P*, one of the youth group’s leaders, broke off from the group and approached me. I averted my eyes.

“What’s going on, Myron? How’re doing buddy?”

“Good.” Now I was straight-up being coy.

“Mhm. It’s a good day out right now. The temperature is perfect, it’s not too much of a breeze, and we’re all out here together. I’m glad God has brought a day like this to us. Whaddo you usually do on a day like this?”

“Not much. I stay inside a lot.”

“Oh, that so?”

He leaded back and sat with me for awhile, not a word passing between us. Finally, the group got ready to terrorize another shop, so P* went back to them. I trailed behind as usual.

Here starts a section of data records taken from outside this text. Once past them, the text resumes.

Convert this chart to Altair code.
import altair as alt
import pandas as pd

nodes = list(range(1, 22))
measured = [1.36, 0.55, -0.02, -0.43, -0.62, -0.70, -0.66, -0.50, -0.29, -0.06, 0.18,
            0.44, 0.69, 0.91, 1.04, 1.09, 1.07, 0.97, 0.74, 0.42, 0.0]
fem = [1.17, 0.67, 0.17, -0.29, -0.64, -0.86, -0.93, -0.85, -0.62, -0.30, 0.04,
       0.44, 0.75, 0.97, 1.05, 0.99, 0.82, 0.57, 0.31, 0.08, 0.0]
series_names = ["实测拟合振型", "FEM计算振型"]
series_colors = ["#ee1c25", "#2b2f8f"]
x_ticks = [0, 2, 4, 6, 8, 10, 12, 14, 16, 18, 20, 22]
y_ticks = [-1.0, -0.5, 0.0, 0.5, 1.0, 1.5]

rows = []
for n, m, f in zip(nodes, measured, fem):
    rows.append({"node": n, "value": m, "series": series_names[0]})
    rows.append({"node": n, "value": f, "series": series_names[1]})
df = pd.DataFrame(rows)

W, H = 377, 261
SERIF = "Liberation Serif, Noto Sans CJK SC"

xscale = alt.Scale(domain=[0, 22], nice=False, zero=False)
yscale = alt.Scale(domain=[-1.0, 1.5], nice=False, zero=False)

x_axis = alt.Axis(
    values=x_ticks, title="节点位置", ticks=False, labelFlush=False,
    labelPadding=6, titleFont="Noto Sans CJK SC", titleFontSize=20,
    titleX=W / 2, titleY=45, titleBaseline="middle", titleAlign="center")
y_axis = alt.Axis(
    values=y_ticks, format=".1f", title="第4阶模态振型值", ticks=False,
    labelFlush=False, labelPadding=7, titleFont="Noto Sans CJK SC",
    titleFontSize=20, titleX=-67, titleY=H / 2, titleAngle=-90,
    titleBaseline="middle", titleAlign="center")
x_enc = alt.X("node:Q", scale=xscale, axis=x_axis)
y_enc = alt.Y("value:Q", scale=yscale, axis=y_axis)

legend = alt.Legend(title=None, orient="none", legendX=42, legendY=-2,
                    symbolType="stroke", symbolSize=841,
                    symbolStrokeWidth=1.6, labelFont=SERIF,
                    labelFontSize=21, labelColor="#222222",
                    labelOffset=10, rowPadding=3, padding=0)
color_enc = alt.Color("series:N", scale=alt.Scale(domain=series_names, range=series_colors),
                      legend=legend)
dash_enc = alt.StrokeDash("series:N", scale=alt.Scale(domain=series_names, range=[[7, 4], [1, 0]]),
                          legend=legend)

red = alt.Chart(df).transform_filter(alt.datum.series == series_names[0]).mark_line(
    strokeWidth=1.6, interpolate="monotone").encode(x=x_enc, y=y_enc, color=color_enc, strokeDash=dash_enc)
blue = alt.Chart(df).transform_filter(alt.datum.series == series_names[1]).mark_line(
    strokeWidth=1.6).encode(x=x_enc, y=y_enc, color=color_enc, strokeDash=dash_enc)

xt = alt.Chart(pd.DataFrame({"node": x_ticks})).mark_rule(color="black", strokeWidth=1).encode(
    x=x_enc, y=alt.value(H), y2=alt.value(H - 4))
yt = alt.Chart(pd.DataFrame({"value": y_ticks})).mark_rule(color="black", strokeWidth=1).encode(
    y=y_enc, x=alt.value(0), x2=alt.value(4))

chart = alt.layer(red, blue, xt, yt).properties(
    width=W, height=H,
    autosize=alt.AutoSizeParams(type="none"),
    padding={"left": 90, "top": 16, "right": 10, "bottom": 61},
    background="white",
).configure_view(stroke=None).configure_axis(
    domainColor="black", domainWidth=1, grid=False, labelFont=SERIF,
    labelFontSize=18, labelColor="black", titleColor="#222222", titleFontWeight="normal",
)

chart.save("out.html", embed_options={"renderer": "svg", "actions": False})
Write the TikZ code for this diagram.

My gut tore. I was awful. The dude came over to me and gave his darnedest to spark some sort of fire for a conversation. I might as well have spat in his face and told him that he was worthless. In that moment, my image of myself as a perfect lamb shattered. What was I doing? I had no way with words. I had no purpose in my rudeness. I had no reason to do nothing. Maybe that was just the problem—I had no reason.

I was apathetic to reforming myself, and so I acted like a little twerp with pride for brains. However, that was the day I chose something different. God wasn’t gonna let me stay the same.

A revolution began in me, still, I never became good friends with any of the people from that strip mall outing. My day ended with me sad and broken. Today, though, I’m a new guy because that day I knew I had to get off my butt and love people in my community like Jesus said. Apathy didn’t die in a day, but it’s dead today. The differential in my actions between those two time frames killed it. Its energy couldn’t last when my God-given energy grew.

Now, you have a choice today too. Will you stay where you are, or will you take a simple step toward a meaningful today?

My friend, kill your apathy.

Here’s my recommended goals for your week to do it:

  1. Call your distant family, and have a conversation about something that matters to you.
  2. Telling someone important to you how you really feel about them.
  3. What’s a challenge you have coming in the future? Prepare for it.